Stated goal. Reproduce, character for character, the lines below from the first through the one with "Noto Sans CJK". Leave pictures out.

Data block.
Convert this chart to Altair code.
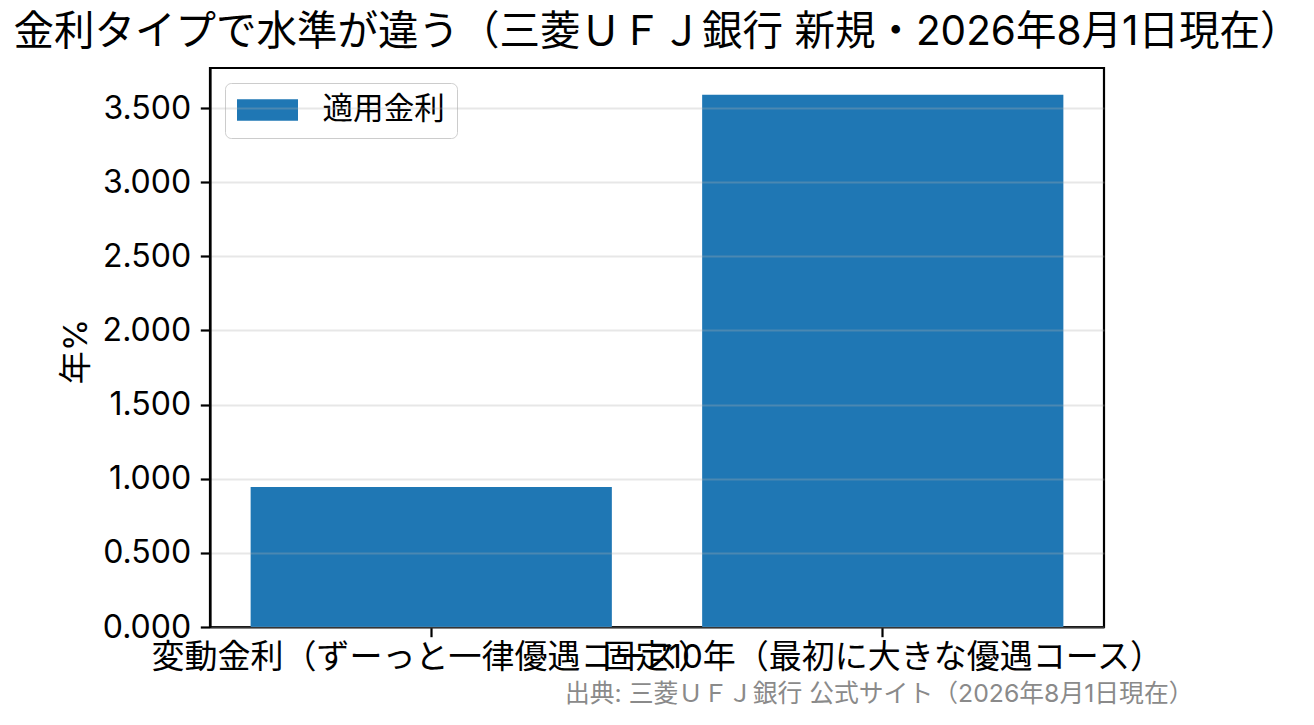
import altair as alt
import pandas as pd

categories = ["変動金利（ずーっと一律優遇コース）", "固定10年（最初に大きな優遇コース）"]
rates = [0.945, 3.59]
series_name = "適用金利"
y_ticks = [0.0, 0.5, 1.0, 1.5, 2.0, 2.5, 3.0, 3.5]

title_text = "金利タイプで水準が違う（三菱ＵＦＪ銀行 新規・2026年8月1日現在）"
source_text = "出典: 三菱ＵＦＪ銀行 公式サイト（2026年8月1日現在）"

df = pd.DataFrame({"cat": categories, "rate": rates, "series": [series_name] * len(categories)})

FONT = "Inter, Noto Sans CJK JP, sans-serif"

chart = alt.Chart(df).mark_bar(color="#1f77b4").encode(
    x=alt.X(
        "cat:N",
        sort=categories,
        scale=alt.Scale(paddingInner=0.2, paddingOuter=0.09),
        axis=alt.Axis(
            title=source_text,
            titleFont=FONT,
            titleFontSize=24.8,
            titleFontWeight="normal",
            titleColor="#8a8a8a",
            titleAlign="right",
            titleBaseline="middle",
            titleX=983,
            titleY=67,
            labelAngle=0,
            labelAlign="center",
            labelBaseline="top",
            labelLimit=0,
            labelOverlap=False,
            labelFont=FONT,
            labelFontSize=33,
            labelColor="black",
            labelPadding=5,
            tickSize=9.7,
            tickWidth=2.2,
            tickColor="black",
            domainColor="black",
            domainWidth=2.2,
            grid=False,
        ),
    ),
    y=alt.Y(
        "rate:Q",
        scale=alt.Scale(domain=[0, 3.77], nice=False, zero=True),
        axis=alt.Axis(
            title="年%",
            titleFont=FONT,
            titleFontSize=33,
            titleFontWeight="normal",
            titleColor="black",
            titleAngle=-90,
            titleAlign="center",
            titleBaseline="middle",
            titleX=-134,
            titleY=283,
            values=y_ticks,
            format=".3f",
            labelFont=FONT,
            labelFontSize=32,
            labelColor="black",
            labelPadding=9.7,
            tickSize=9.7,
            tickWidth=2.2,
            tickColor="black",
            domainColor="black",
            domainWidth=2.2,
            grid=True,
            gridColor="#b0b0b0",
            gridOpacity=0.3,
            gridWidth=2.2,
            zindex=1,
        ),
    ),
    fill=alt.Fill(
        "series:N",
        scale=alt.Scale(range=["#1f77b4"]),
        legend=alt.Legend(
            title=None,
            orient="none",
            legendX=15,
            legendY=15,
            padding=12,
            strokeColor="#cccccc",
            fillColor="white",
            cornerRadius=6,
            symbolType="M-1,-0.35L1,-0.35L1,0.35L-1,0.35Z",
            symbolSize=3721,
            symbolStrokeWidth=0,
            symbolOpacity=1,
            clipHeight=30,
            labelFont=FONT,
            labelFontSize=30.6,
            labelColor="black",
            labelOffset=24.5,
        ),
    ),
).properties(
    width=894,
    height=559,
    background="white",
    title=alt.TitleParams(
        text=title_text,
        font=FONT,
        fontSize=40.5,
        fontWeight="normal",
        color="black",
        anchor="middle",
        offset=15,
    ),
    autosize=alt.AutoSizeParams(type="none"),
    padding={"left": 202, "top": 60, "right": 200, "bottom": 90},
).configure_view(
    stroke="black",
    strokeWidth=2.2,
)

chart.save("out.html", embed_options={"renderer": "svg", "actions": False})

Correct answer.
Convert this chart to Altair code.
import altair as alt
import pandas as pd

categories = ["変動金利（ずーっと一律優遇コース）", "固定10年（最初に大きな優遇コース）"]
rates = [0.945, 3.59]
series_name = "適用金利"
y_ticks = [0.0, 0.5, 1.0, 1.5, 2.0, 2.5, 3.0, 3.5]

title_text = "金利タイプで水準が違う（三菱ＵＦＪ銀行 新規・2026年8月1日現在）"
source_text = "出典: 三菱ＵＦＪ銀行 公式サイト（2026年8月1日現在）"

df = pd.DataFrame({"cat": categories, "rate": rates, "series": [series_name] * len(categories)})

FONT = "Inter, Noto Sans CJK JP, sans-serif"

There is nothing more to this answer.